The denominator is clipped at 1e-8 to avoid dividing by 0 when a and b are both close to 0.

The tuple (abs_err, rel_err) is returned

abs_rel_errors(g_pt)

Return the abs and rel error of gradient estimate g_pt

g_pt must be a list of ndarrays of the same length as self.gf, otherwise a ValueError is raised.

Corresponding ndarrays in g_pt and self.gf must have the same shape or ValueError is raised.

max_err(g_pt, abs_tol, rel_tol)

Find the biggest error between g_pt and self.gf.

What is measured is the violation of relative and absolute errors, wrt the provided tolerances (abs_tol, rel_tol). A value > 1 means both tolerances are exceeded.

Return the argmax of min(abs_err / abs_tol, rel_err / rel_tol) over g_pt, as well as abs_err and rel_err at this point.

theano.gradient.verify_grad(fun, pt, n_tests=2, rng=None, eps=None, out_type=None, abs_tol=None, rel_tol=None, mode=None, cast_to_output_type=False)

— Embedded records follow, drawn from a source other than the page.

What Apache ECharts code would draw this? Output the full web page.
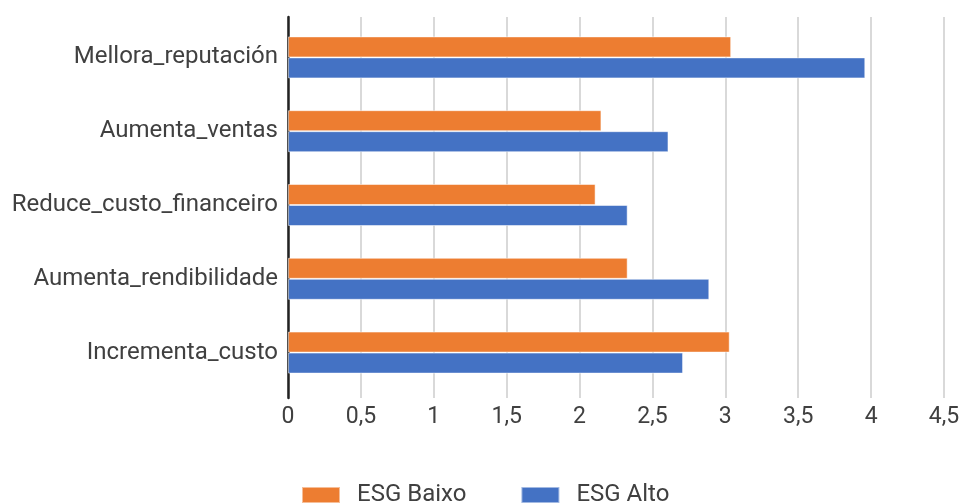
<!DOCTYPE html>
<html>
<head>
<meta charset="utf-8">
<script src="https://cdn.jsdelivr.net/npm/echarts@6/dist/echarts.min.js"></script>
<style>html,body{margin:0;padding:0;background:#fff}#c{width:963px;height:504px}</style>
</head>
<body>
<div id="c"></div>
<script>
var categories = ['Mellora_reputación', 'Aumenta_ventas', 'Reduce_custo_financeiro', 'Aumenta_rendibilidade', 'Incrementa_custo'];
var esgBaixo = [3.04, 2.15, 2.11, 2.33, 3.03];
var esgAlto = [3.96, 2.61, 2.33, 2.89, 2.71];
var xTicks = [0, 0.5, 1, 1.5, 2, 2.5, 3, 3.5, 4, 4.5];

var FONT = 'Roboto';
var TXT = '#404040';
var chart = echarts.init(document.getElementById('c'), null, {renderer: 'canvas'});
chart.setOption({
  animation: false,
  textStyle: {fontFamily: FONT},
  grid: [
    {left: 288, right: 19, top: 17, bottom: 106, containLabel: false},
    {left: 288, right: 19, top: 20.5, bottom: 114.5, containLabel: false}
  ],
  legend: {
    data: ['ESG Baixo', 'ESG Alto'],
    left: 301, top: 483, padding: 0,
    itemWidth: 38, itemHeight: 16, itemGap: 54,
    icon: 'rect',
    textStyle: {fontFamily: FONT, fontSize: 24, color: TXT, padding: [0, 0, 0, 12]}
  },
  xAxis: [
    {
      gridIndex: 0, type: 'value', min: xTicks[0], max: xTicks[xTicks.length - 1], interval: 0.5,
      axisLine: {show: false}, axisTick: {show: false},
      splitLine: {show: true, lineStyle: {color: '#d9d9d9', width: 2}},
      axisLabel: {fontFamily: FONT, fontSize: 23, color: TXT, margin: 8,
        formatter: function (v) { return String(v).replace('.', ','); }}
    },
    {
      gridIndex: 1, type: 'value', min: xTicks[0], max: xTicks[xTicks.length - 1],
      show: false
    }
  ],
  yAxis: [
    {
      gridIndex: 0, type: 'category', data: [''],
      axisLine: {show: true, lineStyle: {color: '#222', width: 2.5}},
      axisTick: {show: false}, axisLabel: {show: false}
    },
    {
      gridIndex: 1, type: 'category', data: categories, inverse: true,
      axisLine: {show: false}, axisTick: {show: false},
      axisLabel: {fontFamily: FONT, fontSize: 24, color: TXT, margin: 10}
    }
  ],
  series: [
    {
      name: 'ESG Baixo', type: 'bar', xAxisIndex: 1, yAxisIndex: 1, data: esgBaixo,
      barWidth: 21, barGap: '0%',
      itemStyle: {color: '#ED7D31', borderColor: 'rgba(255,255,255,0.5)', borderWidth: 1}
    },
    {
      name: 'ESG Alto', type: 'bar', xAxisIndex: 1, yAxisIndex: 1, data: esgAlto,
      barWidth: 21, barGap: '0%',
      itemStyle: {color: '#4472C4', borderColor: 'rgba(255,255,255,0.5)', borderWidth: 1}
    }
  ]
});
</script>
</body>
</html>
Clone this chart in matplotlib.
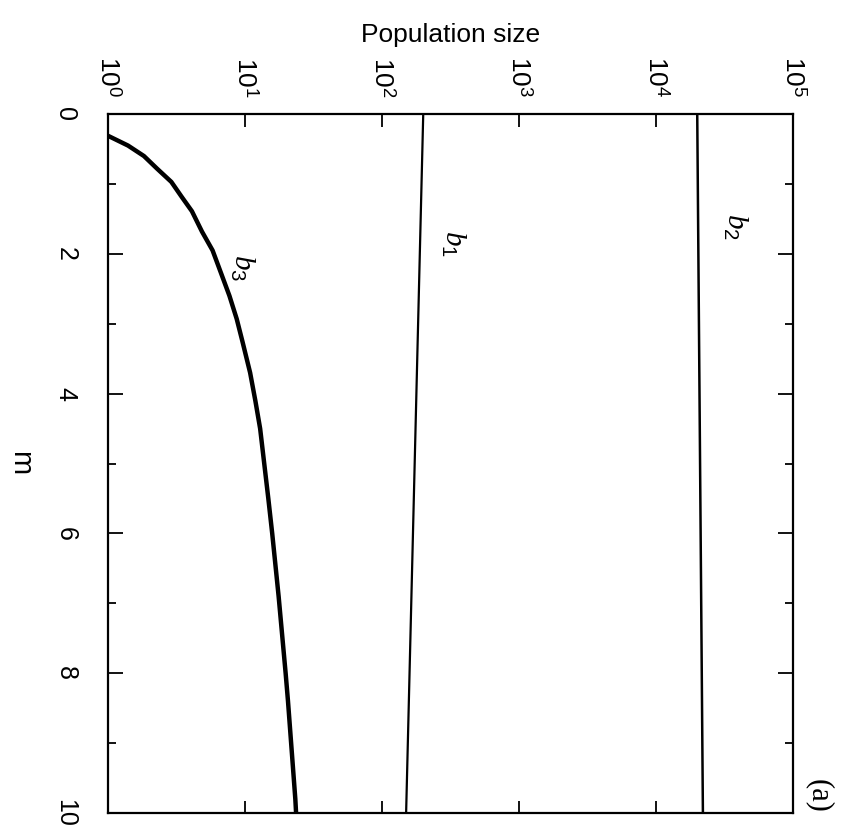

Test a gradient by Finite Difference Method. Raise error on failure.

Example:
>>> verify_grad(theano.tensor.tanh,
                (numpy.asarray([[2,3,4], [-1, 3.3, 9.9]]),),
                rng=numpy.random)

Raises an Exception if the difference between the analytic gradient and numerical gradient (computed through the Finite Difference Method) of a random projection of the fun’s output to a scalar exceeds the given tolerance.

Parameters:
  • fun – a Python function that takes Theano variables as inputs, and returns a Theano variable. For instance, an Op instance with a single output.
  • pt – the list of numpy.ndarrays to use as input values. These arrays must be either float32 or float64 arrays.
  • n_tests – number of times to run the test
  • rng – random number generator used to sample u, we test gradient of sum(u * fun) at pt
  • eps – stepsize used in the Finite Difference Method (Default None is type-dependent) Raising the value of eps can raise or lower the absolute and relative error of the verification depending of the Op. Raising the eps do not lower the verification quality. It is better to raise eps then raising abs_tol or rel_tol.
  • out_type – dtype of output, if complex (i.e. ‘complex32’ or ‘complex64’)
  • abs_tol – absolute tolerance used as threshold for gradient comparison
  • rel_tol – relative tolerance used as threshold for gradient comparison
Note :

WARNING to unit-test writers: if op is a function that builds a graph, try to make it a SMALL graph. Often verify grad is run in debug mode, which can be very slow if it has to verify a lot of intermediate computations.

Note :

This function does not support multiple outputs. In tests/test_scan.py there is an experimental verify_grad that covers that case as well by using random projections.